In general, if fingers are doing any action similar to typing or pressing a string down or depressing a key, then wrists probably ought to be kept “neutral”—that is, both without very much tension, and in the center of their range of motion, (not deviating to the right or left, nor “collapsed” in (down if the palm is facing down) or out (up if the palm is facing down)).

Gentle, long stretches (15 to 30 seconds each) by gently pulling the fingers & hand back (up if the palm is facing down) or forward (down if the palm is facing down) can be helpful after warming up and before intense focused practice, during practice breaks, and after practicing but before cooling down.

Thinking of practice in terms of “warming up” “actual practice” and “cooling down” can also be helpful. Both warming up and cooling down should be physically “easy” and never skipped for lack of time. Remember that the “warm” part of warming up is literal—if you are cold, if the practice room or performance area is cold, you literally need to warm up your body before doing “warm up” scales or whatnot on your instrument.
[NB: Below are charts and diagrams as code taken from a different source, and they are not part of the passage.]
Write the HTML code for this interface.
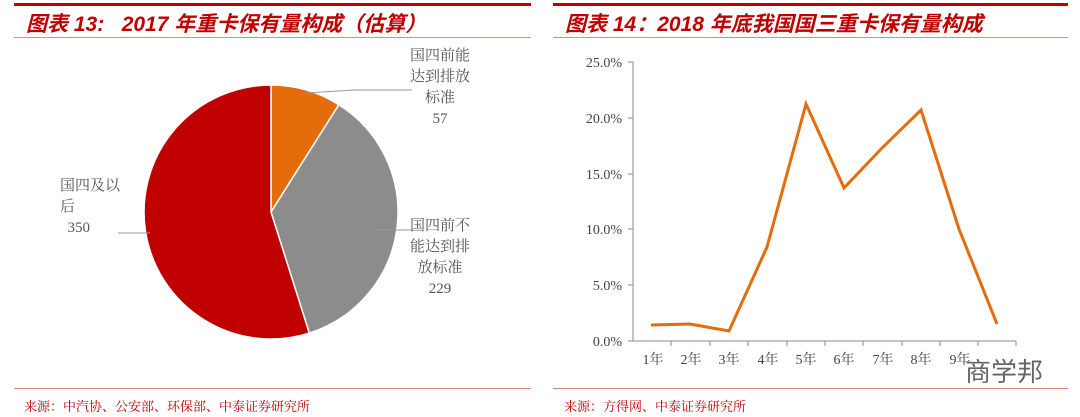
<!DOCTYPE html><html><head><meta charset="utf-8"><style>
body{margin:0;width:1080px;height:417px;background:#fff;position:relative;overflow:hidden;font-family:"Liberation Serif","Noto Serif CJK SC",serif}
.t{position:absolute;color:#c00000;font:italic bold 21px "Liberation Sans","Noto Sans CJK SC",sans-serif}
.f{position:absolute;color:#c00000;font-size:13px;font-family:"Noto Serif CJK SC",serif}
.l{position:absolute;color:#555;font-size:15px;line-height:21px;text-align:center}
</style></head><body>
<div style="position:absolute;left:14px;top:3px;width:517px;height:3px;background:#c00000"></div>
<div style="position:absolute;left:553px;top:3px;width:515px;height:3px;background:#c00000"></div>
<div style="position:absolute;left:14px;top:37px;width:517px;height:1px;background:#d88"></div>
<div style="position:absolute;left:553px;top:37px;width:515px;height:1px;background:#d88"></div>
<div style="position:absolute;left:14px;top:388px;width:517px;height:1px;background:#d88"></div>
<div style="position:absolute;left:553px;top:388px;width:515px;height:1px;background:#d88"></div>
<div class="t" style="left:26px;top:8px">图表 13:&nbsp;&nbsp;&nbsp;2017 年重卡保有量构成（估算）</div>
<div class="t" style="left:565px;top:8px">图表 14：2018 年底我国国三重卡保有量构成</div>
<div class="f" style="left:24px;top:396px">来源：中汽协、公安部、环保部、中泰证券研究所</div>
<div class="f" style="left:564px;top:396px">来源：方得网、中泰证券研究所</div>
<svg width="1080" height="417" style="position:absolute;left:0;top:0">
<g transform="translate(271,212)">
<path d="M0,0 L0,-127 A127,127 0 0 1 67.9,-107.3 Z" fill="#e46c0a" stroke="#fff" stroke-width="1.5"/>
<path d="M0,0 L67.9,-107.3 A127,127 0 0 1 38.3,121.1 Z" fill="#8c8c8c" stroke="#fff" stroke-width="1.5"/>
<path d="M0,0 L38.3,121.1 A127,127 0 1 1 0,-127 Z" fill="#c00000" stroke="#fff" stroke-width="1.5"/>
</g>
<polyline points="305,93 355,90 412,90" fill="none" stroke="#999"/>
<polyline points="375,230 412,230" fill="none" stroke="#999"/>
<polyline points="118,233 150,233" fill="none" stroke="#999"/>
<g stroke="#888" fill="none">
<line x1="633" y1="62" x2="633" y2="341"/><line x1="633" y1="341" x2="1016" y2="341"/>
<line x1="628" y1="62" x2="633" y2="62"/><line x1="628" y1="118" x2="633" y2="118"/><line x1="628" y1="174" x2="633" y2="174"/><line x1="628" y1="229" x2="633" y2="229"/><line x1="628" y1="285" x2="633" y2="285"/><line x1="628" y1="341" x2="633" y2="341"/>
<path d="M671,341v5M710,341v5M748,341v5M787,341v5M825,341v5M863,341v5M902,341v5M940,341v5M978,341v5M1016,341v5"/>
</g>
<polyline points="651,325 690,324 729,331 767,247 806,104 844,188 882,148 921,110 959,229 997,324" fill="none" stroke="#e46c0a" stroke-width="3"/>
<g font-size="14" fill="#444" text-anchor="end" font-family="Liberation Serif">
<text x="622" y="67">25.0%</text><text x="622" y="123">20.0%</text><text x="622" y="179">15.0%</text><text x="622" y="234">10.0%</text><text x="622" y="290">5.0%</text><text x="622" y="346">0.0%</text>
</g>
<g font-size="14" fill="#444" text-anchor="middle" font-family="Liberation Serif,Noto Serif CJK SC">
<text x="653" y="364">1年</text><text x="691" y="364">2年</text><text x="729" y="364">3年</text><text x="768" y="364">4年</text><text x="806" y="364">5年</text><text x="844" y="364">6年</text><text x="883" y="364">7年</text><text x="921" y="364">8年</text><text x="960" y="364">9年</text>
</g>
<text x="965" y="381" font-size="26" fill="#666" font-family="Noto Sans CJK SC">商学邦</text>
</svg>
<div class="l" style="left:410px;top:46px">国四前能<br>达到排放<br>标准<br>57</div>
<div class="l" style="left:410px;top:216px">国四前不<br>能达到排<br>放标准<br>229</div>
<div class="l" style="left:60px;top:176px;width:75px;text-align:left">国四及以<br>后<br>&nbsp;&nbsp;350</div>
</body></html>
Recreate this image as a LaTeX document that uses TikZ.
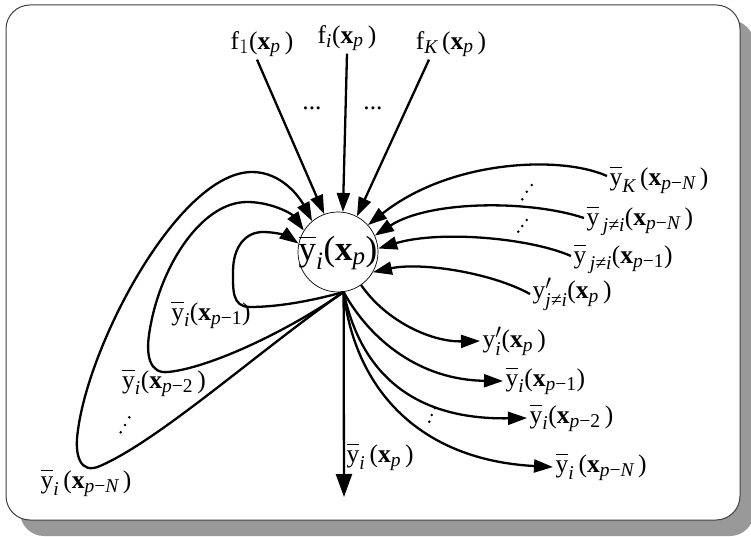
\documentclass[tikz,border=0pt]{standalone}
\usepackage{amsmath}
\usepackage{fontspec}
\setmainfont{Liberation Serif}
\usetikzlibrary{arrows.meta}
\DeclareMathSizes{25.5}{25.5}{19.5}{14}
\DeclareMathSizes{35}{35}{25}{18}
\newcommand{\yb}{\overline{\vphantom{\text{t}}\text{y}}}
\newcommand{\yq}{\text{y}'}
\newcommand{\tit}[1]{\text{\itshape #1}}
\newcommand{\xb}[1]{\text{\bfseries x}_{#1}}
\newcommand{\Lp}{\text{(}}
\newcommand{\Rp}{\text{)}}
\begin{document}
\begin{tikzpicture}[x=1pt,y=-1pt,
  lab/.style={font=\fontsize{25.5}{30}\selectfont, inner sep=2.5pt},
  arr/.style={line width=2.3pt, -{Triangle[length=19pt,width=13pt]}},
  bigarr/.style={line width=2.3pt, -{Triangle[length=23pt,width=16pt]}},
  dotc/.style={fill=black}]
\clip (0,0) rectangle (751,537);
\useasboundingbox (0,0) rectangle (751,537);
% shadow and frame
\fill[gray!80, rounded corners=24pt] (20,20) rectangle (754,536);
\filldraw[fill=white, draw=black!75, line width=1pt, rounded corners=24pt] (6,5) rectangle (740,520);

% central node
\node[circle, draw, line width=0.7pt, fill=white, minimum size=80pt, inner sep=0pt] (c) at (338,252) {};
\node[font=\fontsize{35}{40}\selectfont, inner sep=0pt] (ct) at (338,253) {$\yb_{\tit{i}}\Lp\xb{\tit{p}}\Rp$};

% labels
\node[lab] (f1) at (262,44) {$\text{f}_{1}\Lp\xb{\tit{p}}\,\Rp$};
\node[lab] (fi) at (347,38) {$\text{f}_{\tit{i}}\Lp\xb{\tit{p}}\,\Rp$};
\node[lab] (fK) at (451,44) {$\text{f}_{\tit{K}}\,\Lp\xb{\tit{p}}\,\Rp$};
\node[lab] (h1) at (312,108) {...};
\node[lab] (h2) at (373,108) {...};

\node[lab, anchor=west] (yK) at (607,180) {$\yb_{\tit{K}}\,\Lp\xb{\tit{p}\text{−}\tit{N}}\,\Rp$};
\node[lab, anchor=west] (yjN) at (584,221) {$\yb_{\,\tit{j≠i}}\Lp\xb{\tit{p}\text{−}\tit{N}}\,\Rp$};
\node[lab, anchor=west] (yj1) at (571,259) {$\yb_{\,\tit{j≠i}}\Lp\xb{\tit{p}\text{−1}}\Rp$};
\node[lab, anchor=west] (ypj) at (530,294) {$\yq_{\tit{j≠i}}\Lp\xb{\tit{p}}\,\Rp$};

\node[lab, anchor=west] (ypi) at (480,341) {$\yq_{\tit{i}}\Lp\xb{\tit{p}}\,\Rp$};
\node[lab, anchor=west] (yo1) at (503,381) {$\yb_{\tit{i}}\Lp\xb{\tit{p}\text{−1}}\Rp$};
\node[lab, anchor=west] (yo2) at (527,418) {$\yb_{\tit{i}}\Lp\xb{\tit{p}\text{−2}}\,\Rp$};
\node[lab, anchor=west] (yoN) at (553,467) {$\yb_{\tit{i}}\,\Lp\xb{\tit{p}\text{−}\tit{N}}\,\Rp$};
\node[lab, anchor=west] (ydn) at (344,457) {$\yb_{\tit{i}}\,\Lp\xb{\tit{p}}\,\Rp$};

\node[lab] (yl1) at (211,315) {$\yb_{\tit{i}}\Lp\xb{\tit{p}\text{−1}}\Rp$};
\node[lab] (yl2) at (164,383) {$\yb_{\tit{i}}\Lp\xb{\tit{p}\text{−2}}\,\Rp$};
\node[lab] (ylN) at (86,483) {$\yb_{\tit{i}}\,\Lp\xb{\tit{p}\text{−}\tit{N}}\,\Rp$};

% top straight arrows
\draw[arr] ([xshift=-5pt]f1.south) -- (c.110);
\draw[arr] (fi.south) -- (c.83);
\draw[arr] ([xshift=-22pt]fK.south) -- (c.62);

% loops on the left
\draw[arr] (c.-82) .. controls (260,350) and (160,440) .. (100,466)
  .. controls (80,475) and (74,455) .. (78,430)
  .. controls (90,340) and (180,172) .. (252,172)
  .. controls (282,172) and (300,198) .. (c.130);
\draw[arr] (c.-82) .. controls (290,330) and (210,368) .. (168,372)
  .. controls (150,374) and (146,356) .. (149,335)
  .. controls (158,270) and (200,202) .. (247,202)
  .. controls (272,202) and (292,214) .. (c.148);
\draw[arr] (c.-82) .. controls (315,300) and (280,307) .. (250,307)
  .. controls (232,307) and (233,290) .. (233,272)
  .. controls (233,246) and (246,232) .. (263,232)
  .. controls (278,232) and (289,237) .. (c.168);

% right incoming
\draw[arr] ([yshift=4pt]yK.west) .. controls (560,155) and (450,160) .. (c.42);
\draw[arr] ([yshift=3pt]yjN.west) .. controls (530,200) and (430,200) .. (c.24);
\draw[arr] ([yshift=3pt]yj1.west) .. controls (530,238) and (440,230) .. (c.5);
\draw[arr] (ypj.west) .. controls (490,272) and (420,262) .. (c.-30);

% outgoing
\draw[arr] (c.-55) .. controls (385,320) and (430,342) .. (ypi.west);
\draw[arr] (c.-82) .. controls (370,340) and (420,380) .. (yo1.west);
\draw[arr] (c.-82) .. controls (360,370) and (410,420) .. (yo2.west);
\draw[arr] (c.-82) .. controls (355,390) and (420,460) .. (yoN.west);
\coordinate (dn) at (344,497);
\draw[bigarr] (c.-82) -- (dn);

% dots
\foreach \p in {(531.7,185),(526.7,191.7),(522.3,199.3),
                (526.7,220),(522.3,226),(518.3,231.7),
                (435,408.3),(431.7,415),(429.3,421.7),
                (129.3,417.3),(125,425),(120.7,432.3)}
  \fill[dotc] \p circle (1.4pt);
\end{tikzpicture}
\end{document}
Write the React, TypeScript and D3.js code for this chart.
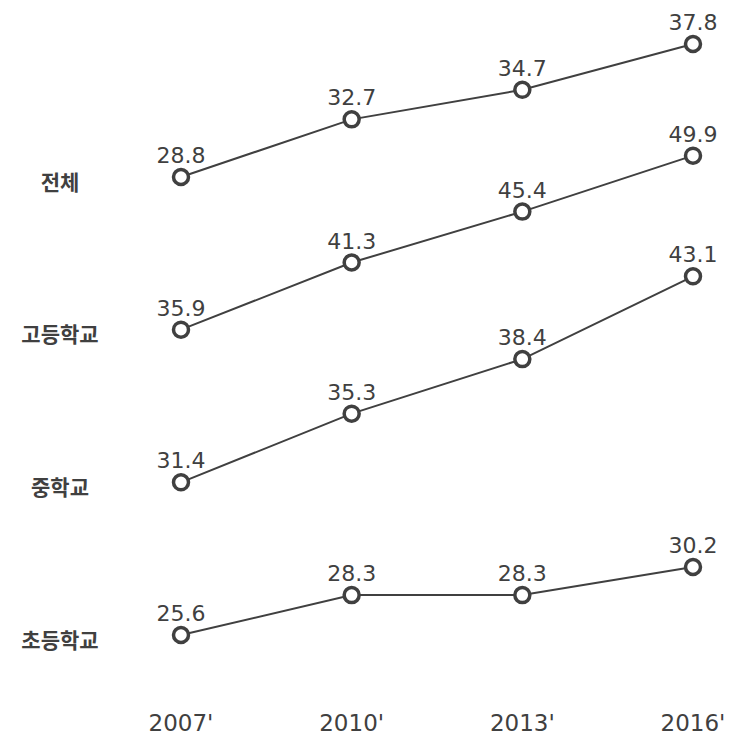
import * as d3 from "d3"

const years = ["2007'", "2010'", "2013'", "2016'"]
const rows = ["전체", "고등학교", "중학교", "초등학교"]

const total = [28.8, 32.7, 34.7, 37.8]
const high = [35.9, 41.3, 45.4, 49.9]
const middle = [31.4, 35.3, 38.4, 43.1]
const elementary = [25.6, 28.3, 28.3, 30.2]

const series = [total, high, middle, elementary]

// vertical pixel span each row's line occupies
const rowSpan = [133, 174, 206, 68]

const W = 731
const H = 743
const ink = "#404040"
const numFont = "'DejaVu Sans', 'Noto Sans', sans-serif"
const krFont = "'Noto Sans CJK KR', sans-serif"

export default function App() {
  const x = d3.scalePoint<string>().domain(years).range([181, 693])
  const rowY = d3.scalePoint<string>().domain(rows).range([177, 635])

  const lines = series.map((vals, i) => {
    const base = rowY(rows[i])!
    const y = d3
      .scaleLinear()
      .domain([vals[0], vals[vals.length - 1]])
      .range([base, base - rowSpan[i]])
    const pts = vals.map((v, j) => ({ x: x(years[j])!, y: y(v), v }))
    const path = d3
      .line<{ x: number; y: number }>()
      .x((d) => d.x)
      .y((d) => d.y)(pts)
    return { name: rows[i], base, pts, path }
  })

  return (
    <svg
      width={W}
      height={H}
      style={{ position: "absolute", left: 0, top: 0, background: "#fff" }}
    >
      {lines.map((l) => (
        <g key={l.name}>
          <text
            x={60}
            y={l.base + 7}
            dominantBaseline="middle"
            textAnchor="middle"
            fontFamily={krFont}
            fontWeight={700}
            fontSize={21}
            fill={ink}
          >
            {l.name}
          </text>
          <path d={l.path ?? ""} fill="none" stroke={ink} strokeWidth={2} />
          {l.pts.map((p, j) => (
            <g key={j}>
              <circle
                cx={p.x}
                cy={p.y}
                r={7.5}
                fill="#fff"
                stroke={ink}
                strokeWidth={3.5}
              />
              <text
                x={p.x}
                y={p.y - 14}
                textAnchor="middle"
                fontFamily={numFont}
                fontSize={22}
                fill={ink}
              >
                {p.v.toFixed(1)}
              </text>
            </g>
          ))}
        </g>
      ))}

      {years.map((yr) => (
        <text
          key={yr}
          x={x(yr)!}
          y={731}
          textAnchor="middle"
          fontFamily={numFont}
          fontSize={23}
          fill={ink}
        >
          {yr}
        </text>
      ))}
    </svg>
  )
}
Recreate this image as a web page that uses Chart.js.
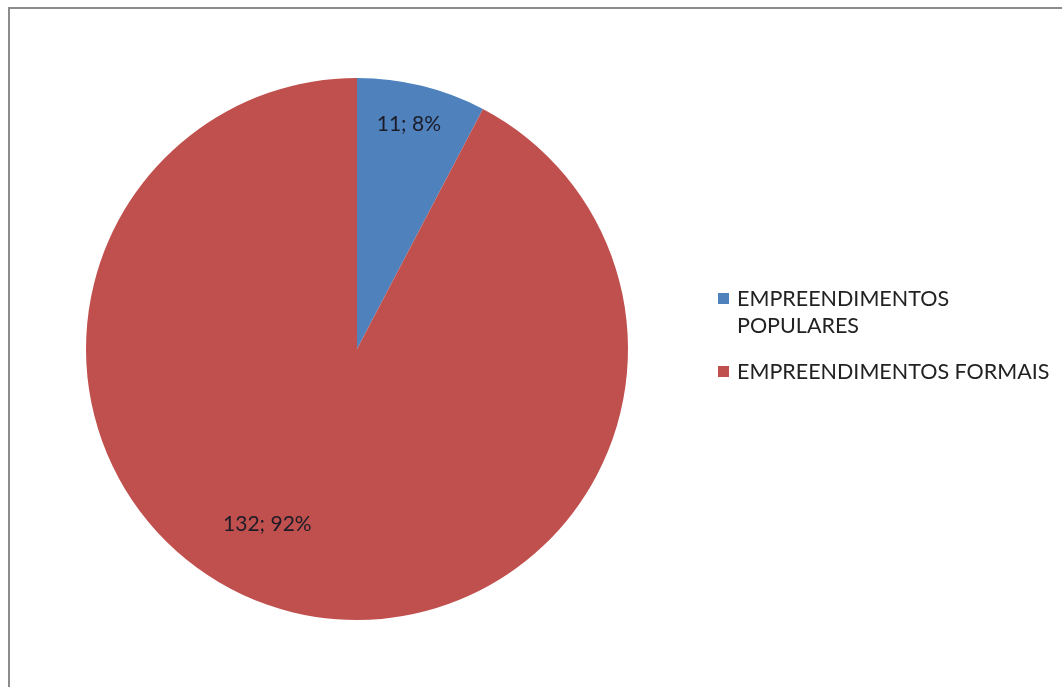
<!DOCTYPE html>
<html>
<head>
<meta charset="utf-8">
<script src="https://cdn.jsdelivr.net/npm/chart.js@4"></script>
<style>
  html, body { margin: 0; padding: 0; background: #fff; }
  #wrap { position: relative; width: 1062px; height: 687px; overflow: hidden; }
  #frame {
    position: absolute; left: 8px; top: 7px; right: -4px; bottom: -4px;
    border-top: 2px solid #8c8c8c; border-left: 2px solid #8c8c8c;
  }
  #myChartEmpreendimentos { position: absolute; left: 0; top: 0; }
</style>
</head>
<body>
<div id="wrap">
  <div id="frame"></div>
  <canvas id="myChartEmpreendimentos" width="1062" height="687"></canvas>
</div>
<script>
// --- dados ---
const categorias = [['EMPREENDIMENTOS', 'POPULARES'], ['EMPREENDIMENTOS FORMAIS']];
const totais = [11, 132];
const rotulos = ['11; 8%', '132; 92%'];
const cores = ['#4F81BD', '#C0504D'];

const fonte = '"Lato", "Open Sans", sans-serif';

// rótulos de dados dentro das fatias (ângulo relativo ao início da fatia, fração do raio)
const posRotulos = [
  { frac: 0.47, raio: 0.85 },
  { frac: 0.54, raio: 0.725 }
];

const rotulosPlugin = {
  id: 'rotulos',
  afterDatasetsDraw(chart) {
    const ctx = chart.ctx;
    const arcs = chart.getDatasetMeta(0).data;
    ctx.save();
    ctx.font = '21px ' + fonte;
    ctx.fillStyle = '#1c1c28';
    ctx.textAlign = 'center';
    ctx.textBaseline = 'middle';
    arcs.forEach((arc, i) => {
      const p = posRotulos[i];
      const ang = arc.startAngle + (arc.endAngle - arc.startAngle) * p.frac;
      const r = arc.outerRadius * p.raio;
      ctx.fillText(rotulos[i], arc.x + Math.cos(ang) * r, arc.y + Math.sin(ang) * r);
    });
    ctx.restore();
  }
};

// legenda à direita, com quebra de linha como no original
const legendaPlugin = {
  id: 'legenda',
  afterDraw(chart) {
    const ctx = chart.ctx;
    const x = chart.chartArea.right + 90;
    let y = 299;
    ctx.save();
    ctx.font = '21.5px ' + fonte;
    ctx.textBaseline = 'middle';
    ctx.textAlign = 'left';
    categorias.forEach((linhas, i) => {
      ctx.fillStyle = cores[i];
      ctx.fillRect(x, y - 6, 11, 11);
      ctx.fillStyle = '#222222';
      linhas.forEach((t, j) => {
        ctx.fillText(t, x + 19, y + j * 27);
      });
      y += linhas.length * 27 + 19;
    });
    ctx.restore();
  }
};

const chartEmp = document.getElementById('myChartEmpreendimentos');

new Chart(chartEmp, {
  type: 'pie',
  data: {
    labels: categorias.map(c => c.join(' ')),
    datasets: [{
      data: totais,
      backgroundColor: cores,
      borderWidth: 0
    }]
  },
  options: {
    responsive: false,
    animation: false,
    layout: { padding: { left: 86, top: 78, right: 434, bottom: 67 } },
    plugins: {
      legend: { display: false },
      tooltip: { enabled: false }
    }
  },
  plugins: [rotulosPlugin, legendaPlugin]
});
</script>
</body>
</html>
If you are cold, a hat, long sleeves and/or special thin fingerless gloves or full body mild exercise to get your heart pumping blood faster (walking around the block before starting, for example), or warm water running over your hands and forearms or a hot shower before practicing could all help.

Check out “Teaching the Violin with the Body in Mind” by Susan Kempter; “Playing (less) Hurt” by Janet Horvath; or other books along those lines.

Anything you learn from an “ergonomic” standpoint in the office regarding why and what the best way to type, sit at your computer, etc., is, can probably be applied to playing an instrument.